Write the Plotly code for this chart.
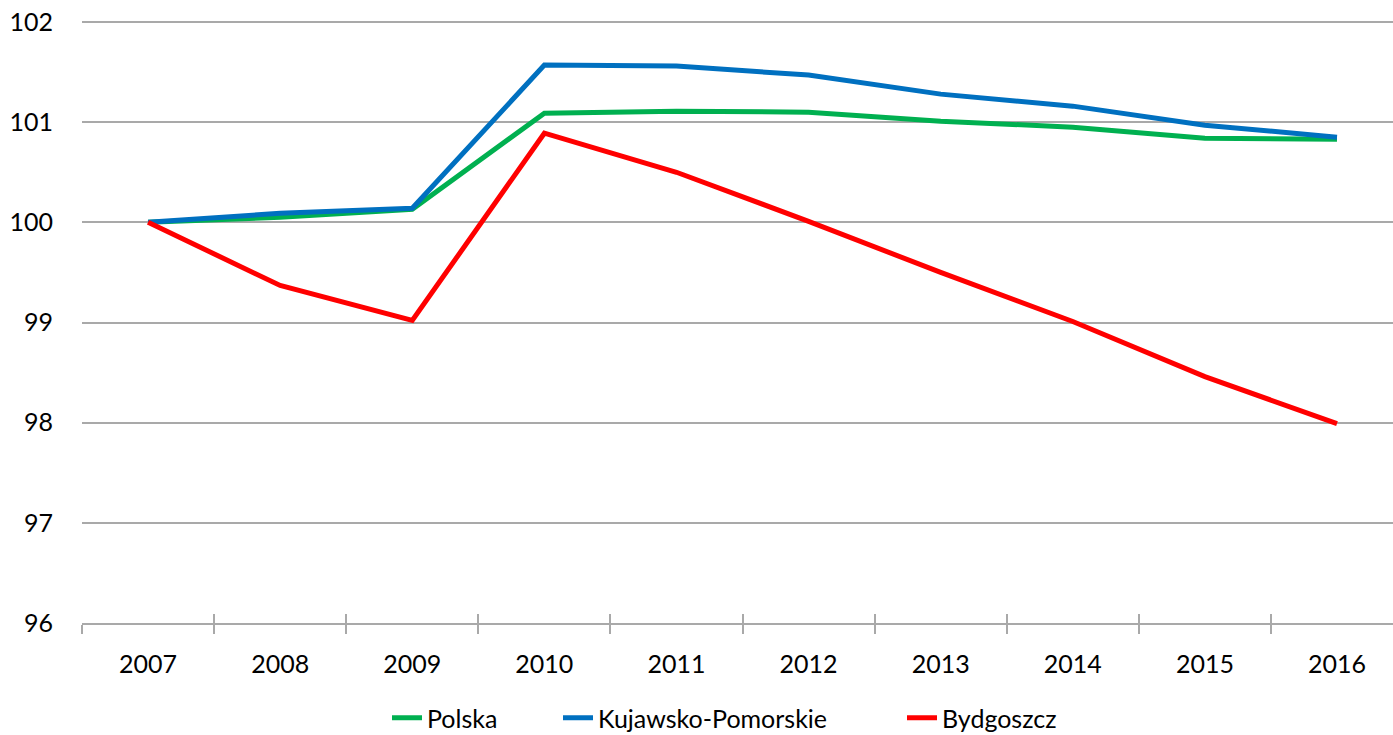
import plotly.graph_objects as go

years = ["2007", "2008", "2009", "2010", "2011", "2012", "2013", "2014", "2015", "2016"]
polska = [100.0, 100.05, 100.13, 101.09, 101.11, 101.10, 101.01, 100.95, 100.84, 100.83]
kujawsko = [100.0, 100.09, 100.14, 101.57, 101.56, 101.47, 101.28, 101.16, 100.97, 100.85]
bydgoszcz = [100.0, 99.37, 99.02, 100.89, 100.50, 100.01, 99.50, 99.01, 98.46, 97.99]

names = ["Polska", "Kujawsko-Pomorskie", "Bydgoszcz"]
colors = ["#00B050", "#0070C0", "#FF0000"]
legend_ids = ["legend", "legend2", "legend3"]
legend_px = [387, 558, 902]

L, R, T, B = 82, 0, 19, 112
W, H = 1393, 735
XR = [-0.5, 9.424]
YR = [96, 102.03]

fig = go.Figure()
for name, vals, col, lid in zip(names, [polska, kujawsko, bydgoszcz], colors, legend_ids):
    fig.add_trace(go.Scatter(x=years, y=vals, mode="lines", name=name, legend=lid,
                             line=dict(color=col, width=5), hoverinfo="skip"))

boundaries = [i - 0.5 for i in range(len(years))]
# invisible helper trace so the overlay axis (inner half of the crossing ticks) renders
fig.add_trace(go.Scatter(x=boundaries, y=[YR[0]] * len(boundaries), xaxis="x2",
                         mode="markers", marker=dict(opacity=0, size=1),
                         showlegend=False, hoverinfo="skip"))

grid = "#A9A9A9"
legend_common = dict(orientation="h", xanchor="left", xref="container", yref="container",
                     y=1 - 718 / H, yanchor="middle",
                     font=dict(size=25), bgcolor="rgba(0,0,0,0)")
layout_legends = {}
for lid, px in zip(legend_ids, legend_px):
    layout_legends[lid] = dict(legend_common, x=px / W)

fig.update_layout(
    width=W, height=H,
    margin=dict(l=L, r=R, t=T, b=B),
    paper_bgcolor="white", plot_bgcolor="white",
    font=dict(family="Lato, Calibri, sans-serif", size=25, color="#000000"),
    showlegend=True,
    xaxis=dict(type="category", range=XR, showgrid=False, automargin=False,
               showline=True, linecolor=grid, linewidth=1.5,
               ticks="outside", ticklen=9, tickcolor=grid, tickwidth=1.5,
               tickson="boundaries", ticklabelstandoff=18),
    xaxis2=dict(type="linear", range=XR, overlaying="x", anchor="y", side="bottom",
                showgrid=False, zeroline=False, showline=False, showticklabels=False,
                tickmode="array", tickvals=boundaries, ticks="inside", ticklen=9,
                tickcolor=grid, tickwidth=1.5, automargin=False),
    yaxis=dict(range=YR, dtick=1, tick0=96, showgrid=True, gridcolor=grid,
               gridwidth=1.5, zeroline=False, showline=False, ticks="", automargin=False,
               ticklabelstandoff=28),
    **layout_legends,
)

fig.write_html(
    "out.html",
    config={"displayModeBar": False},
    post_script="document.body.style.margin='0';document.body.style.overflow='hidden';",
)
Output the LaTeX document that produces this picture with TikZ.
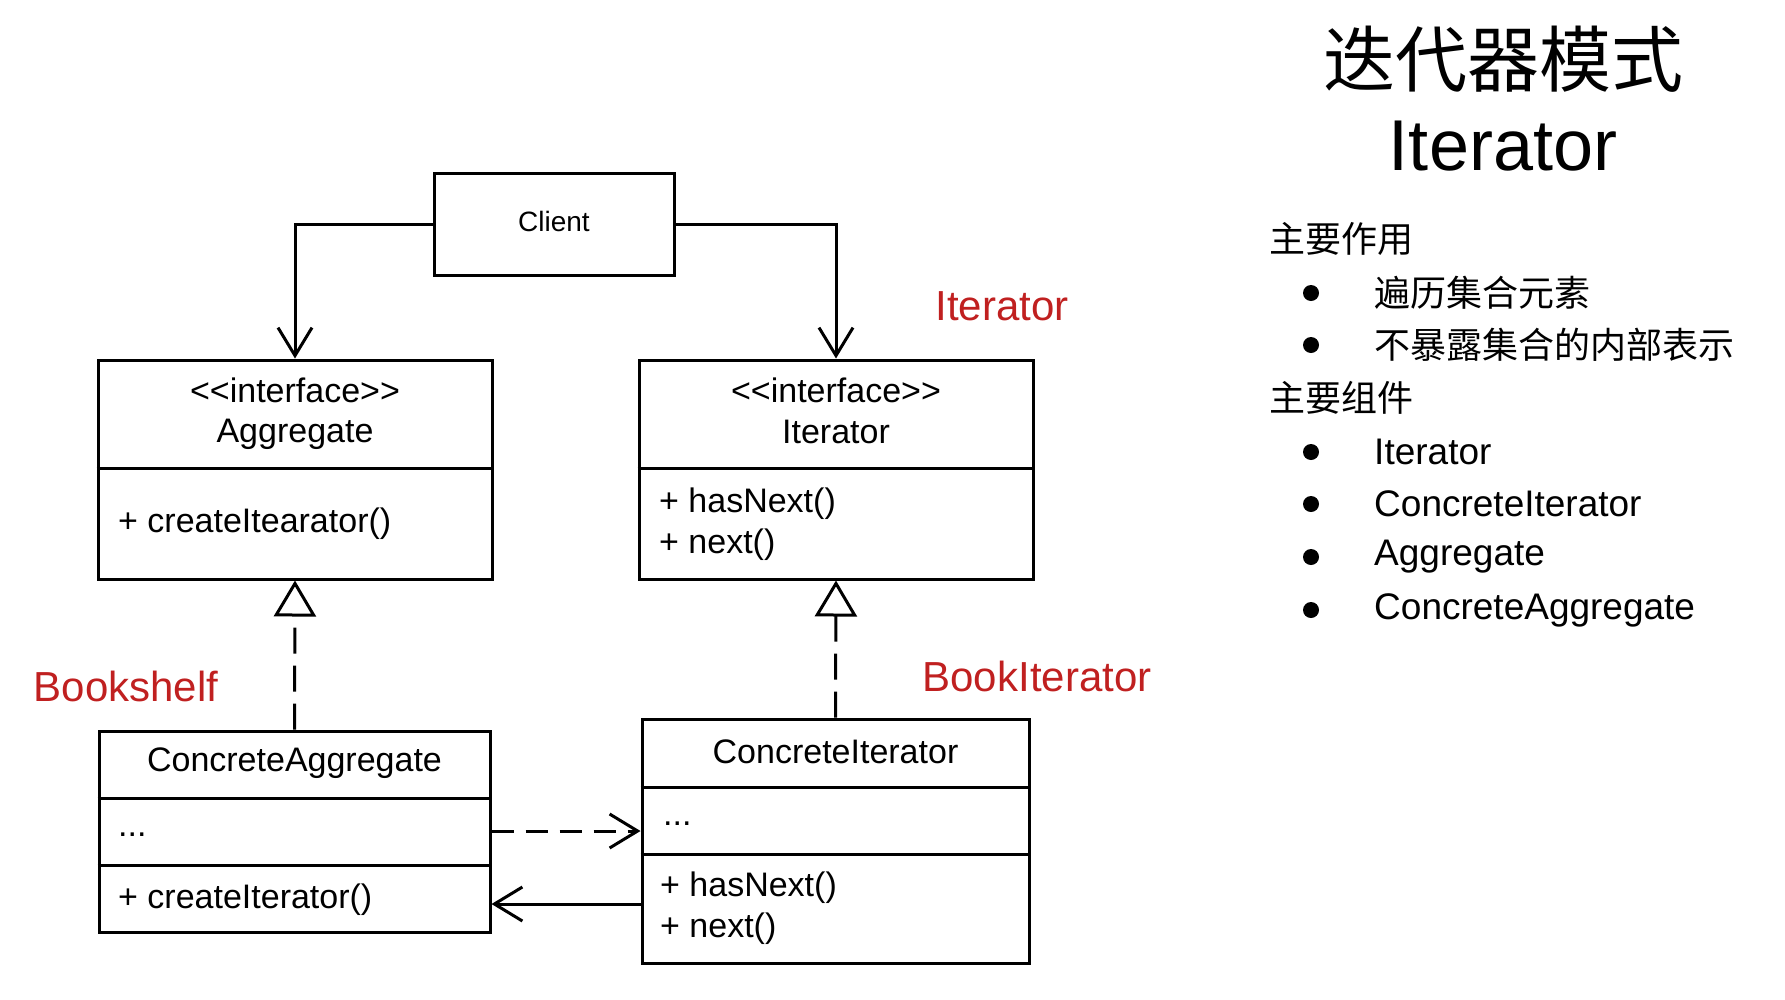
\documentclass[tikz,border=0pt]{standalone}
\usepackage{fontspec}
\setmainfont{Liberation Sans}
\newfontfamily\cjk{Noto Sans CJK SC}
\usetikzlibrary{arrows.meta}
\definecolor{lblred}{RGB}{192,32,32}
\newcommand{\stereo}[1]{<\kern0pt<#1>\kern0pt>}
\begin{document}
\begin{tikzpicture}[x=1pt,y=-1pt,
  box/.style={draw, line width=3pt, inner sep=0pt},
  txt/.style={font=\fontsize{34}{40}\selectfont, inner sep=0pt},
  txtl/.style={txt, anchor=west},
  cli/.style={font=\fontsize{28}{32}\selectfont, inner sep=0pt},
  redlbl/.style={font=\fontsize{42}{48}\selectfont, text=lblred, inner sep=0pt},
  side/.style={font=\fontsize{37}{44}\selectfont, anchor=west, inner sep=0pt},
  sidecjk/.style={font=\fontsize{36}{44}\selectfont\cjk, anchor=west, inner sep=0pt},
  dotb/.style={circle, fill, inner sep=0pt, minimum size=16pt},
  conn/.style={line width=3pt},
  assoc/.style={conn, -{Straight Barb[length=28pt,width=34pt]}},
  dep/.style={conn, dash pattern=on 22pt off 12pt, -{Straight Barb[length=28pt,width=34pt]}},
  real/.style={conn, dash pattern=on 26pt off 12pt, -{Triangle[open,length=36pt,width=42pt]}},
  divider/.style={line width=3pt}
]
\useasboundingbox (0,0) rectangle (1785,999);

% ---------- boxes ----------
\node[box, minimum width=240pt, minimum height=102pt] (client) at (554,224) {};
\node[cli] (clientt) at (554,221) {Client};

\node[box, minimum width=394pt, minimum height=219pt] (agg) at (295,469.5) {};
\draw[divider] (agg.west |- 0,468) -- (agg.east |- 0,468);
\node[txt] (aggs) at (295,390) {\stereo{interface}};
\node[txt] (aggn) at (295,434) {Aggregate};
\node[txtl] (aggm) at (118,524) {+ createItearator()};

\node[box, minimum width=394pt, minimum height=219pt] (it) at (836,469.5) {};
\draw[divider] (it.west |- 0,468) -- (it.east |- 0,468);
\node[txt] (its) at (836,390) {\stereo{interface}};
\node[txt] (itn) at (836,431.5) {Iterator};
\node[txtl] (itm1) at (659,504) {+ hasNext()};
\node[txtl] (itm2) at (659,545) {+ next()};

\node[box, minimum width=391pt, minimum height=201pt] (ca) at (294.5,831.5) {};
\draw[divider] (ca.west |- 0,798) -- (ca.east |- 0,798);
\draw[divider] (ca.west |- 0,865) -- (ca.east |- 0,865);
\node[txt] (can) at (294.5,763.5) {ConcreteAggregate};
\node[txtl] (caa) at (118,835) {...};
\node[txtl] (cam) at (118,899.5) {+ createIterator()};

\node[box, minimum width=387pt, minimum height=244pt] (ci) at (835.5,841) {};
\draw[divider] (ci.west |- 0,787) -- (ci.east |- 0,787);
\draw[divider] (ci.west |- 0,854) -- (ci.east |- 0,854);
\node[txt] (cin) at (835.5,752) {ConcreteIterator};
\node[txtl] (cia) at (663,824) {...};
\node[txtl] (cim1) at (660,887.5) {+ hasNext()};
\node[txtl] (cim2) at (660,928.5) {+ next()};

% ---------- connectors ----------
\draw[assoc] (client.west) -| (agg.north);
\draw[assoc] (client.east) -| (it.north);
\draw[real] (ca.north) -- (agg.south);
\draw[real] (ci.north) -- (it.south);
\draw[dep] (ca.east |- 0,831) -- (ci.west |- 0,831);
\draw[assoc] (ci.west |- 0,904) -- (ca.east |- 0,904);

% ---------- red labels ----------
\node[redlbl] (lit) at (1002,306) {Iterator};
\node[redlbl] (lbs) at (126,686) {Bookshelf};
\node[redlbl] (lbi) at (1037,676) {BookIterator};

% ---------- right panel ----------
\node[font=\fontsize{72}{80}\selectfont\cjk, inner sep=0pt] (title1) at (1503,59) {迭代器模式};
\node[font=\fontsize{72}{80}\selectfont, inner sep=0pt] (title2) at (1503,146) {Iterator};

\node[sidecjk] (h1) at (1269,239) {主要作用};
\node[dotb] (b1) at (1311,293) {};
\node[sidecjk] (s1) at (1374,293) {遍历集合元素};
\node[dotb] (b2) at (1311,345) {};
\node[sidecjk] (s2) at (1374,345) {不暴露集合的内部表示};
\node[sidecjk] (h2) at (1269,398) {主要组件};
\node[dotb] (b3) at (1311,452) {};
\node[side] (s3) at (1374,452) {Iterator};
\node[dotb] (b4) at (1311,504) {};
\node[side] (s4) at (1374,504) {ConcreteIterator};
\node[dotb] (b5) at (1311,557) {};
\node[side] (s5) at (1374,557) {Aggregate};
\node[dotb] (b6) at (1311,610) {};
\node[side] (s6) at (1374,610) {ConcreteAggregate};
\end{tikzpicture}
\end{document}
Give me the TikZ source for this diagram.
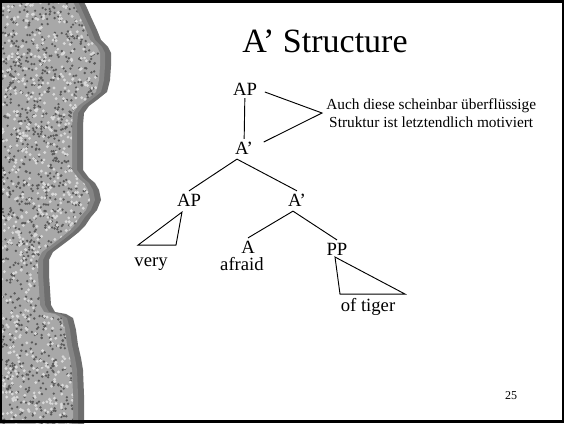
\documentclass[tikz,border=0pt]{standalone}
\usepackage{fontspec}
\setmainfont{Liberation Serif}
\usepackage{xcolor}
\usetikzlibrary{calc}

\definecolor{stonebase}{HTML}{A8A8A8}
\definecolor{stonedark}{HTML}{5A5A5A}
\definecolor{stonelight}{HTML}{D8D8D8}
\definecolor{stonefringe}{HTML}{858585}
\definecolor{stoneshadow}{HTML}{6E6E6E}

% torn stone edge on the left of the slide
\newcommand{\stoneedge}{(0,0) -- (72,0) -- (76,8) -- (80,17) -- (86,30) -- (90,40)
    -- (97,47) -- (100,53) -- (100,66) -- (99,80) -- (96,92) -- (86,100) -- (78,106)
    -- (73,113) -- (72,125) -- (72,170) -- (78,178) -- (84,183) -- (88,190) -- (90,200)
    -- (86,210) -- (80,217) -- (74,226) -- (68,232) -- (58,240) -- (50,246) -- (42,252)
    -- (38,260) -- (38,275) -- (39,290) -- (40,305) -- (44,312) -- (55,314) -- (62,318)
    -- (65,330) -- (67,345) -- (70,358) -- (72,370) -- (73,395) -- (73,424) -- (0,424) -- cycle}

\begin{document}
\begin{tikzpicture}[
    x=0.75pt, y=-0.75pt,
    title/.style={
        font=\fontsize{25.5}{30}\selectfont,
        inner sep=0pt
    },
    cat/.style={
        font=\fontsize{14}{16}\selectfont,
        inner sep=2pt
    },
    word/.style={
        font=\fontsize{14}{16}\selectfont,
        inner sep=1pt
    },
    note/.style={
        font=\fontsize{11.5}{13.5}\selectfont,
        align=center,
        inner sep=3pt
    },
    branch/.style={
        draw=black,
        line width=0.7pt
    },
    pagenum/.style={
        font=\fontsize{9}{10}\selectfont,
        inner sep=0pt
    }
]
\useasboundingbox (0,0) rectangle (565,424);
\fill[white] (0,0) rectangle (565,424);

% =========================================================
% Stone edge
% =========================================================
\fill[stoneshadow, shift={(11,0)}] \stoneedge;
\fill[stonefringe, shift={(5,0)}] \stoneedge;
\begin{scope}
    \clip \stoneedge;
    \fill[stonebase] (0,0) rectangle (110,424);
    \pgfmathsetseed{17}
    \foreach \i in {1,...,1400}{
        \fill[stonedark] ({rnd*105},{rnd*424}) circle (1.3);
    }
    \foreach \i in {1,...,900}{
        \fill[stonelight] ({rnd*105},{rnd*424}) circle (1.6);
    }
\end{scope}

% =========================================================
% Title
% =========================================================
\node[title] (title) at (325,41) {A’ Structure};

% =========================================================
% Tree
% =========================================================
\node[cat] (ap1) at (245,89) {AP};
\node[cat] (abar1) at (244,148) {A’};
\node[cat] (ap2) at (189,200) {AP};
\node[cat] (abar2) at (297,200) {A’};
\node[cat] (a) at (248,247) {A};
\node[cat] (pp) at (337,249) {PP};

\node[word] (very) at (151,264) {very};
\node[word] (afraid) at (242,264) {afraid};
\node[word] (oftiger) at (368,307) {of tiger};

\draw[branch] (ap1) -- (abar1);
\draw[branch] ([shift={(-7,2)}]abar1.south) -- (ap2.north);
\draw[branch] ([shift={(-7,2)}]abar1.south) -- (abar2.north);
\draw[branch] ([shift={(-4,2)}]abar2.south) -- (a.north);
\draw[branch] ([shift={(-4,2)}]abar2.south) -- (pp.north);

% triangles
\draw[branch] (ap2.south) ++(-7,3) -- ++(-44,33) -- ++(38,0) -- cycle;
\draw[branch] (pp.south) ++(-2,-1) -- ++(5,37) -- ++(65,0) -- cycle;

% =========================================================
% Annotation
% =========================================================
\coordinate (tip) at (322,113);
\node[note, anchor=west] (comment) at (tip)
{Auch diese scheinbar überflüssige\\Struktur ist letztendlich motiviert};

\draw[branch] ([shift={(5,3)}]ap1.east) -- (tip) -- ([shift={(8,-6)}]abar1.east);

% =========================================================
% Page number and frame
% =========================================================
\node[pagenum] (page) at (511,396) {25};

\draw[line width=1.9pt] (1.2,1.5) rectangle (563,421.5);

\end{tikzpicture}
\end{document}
········
Reproduce, word for word, every line from the start of the records down to and including the line with "YR = [96, 102.03]"; skip the pictures.

— Response below —
Write the Plotly code for this chart.
import plotly.graph_objects as go

years = ["2007", "2008", "2009", "2010", "2011", "2012", "2013", "2014", "2015", "2016"]
polska = [100.0, 100.05, 100.13, 101.09, 101.11, 101.10, 101.01, 100.95, 100.84, 100.83]
kujawsko = [100.0, 100.09, 100.14, 101.57, 101.56, 101.47, 101.28, 101.16, 100.97, 100.85]
bydgoszcz = [100.0, 99.37, 99.02, 100.89, 100.50, 100.01, 99.50, 99.01, 98.46, 97.99]

names = ["Polska", "Kujawsko-Pomorskie", "Bydgoszcz"]
colors = ["#00B050", "#0070C0", "#FF0000"]
legend_ids = ["legend", "legend2", "legend3"]
legend_px = [387, 558, 902]

L, R, T, B = 82, 0, 19, 112
W, H = 1393, 735
XR = [-0.5, 9.424]
YR = [96, 102.03]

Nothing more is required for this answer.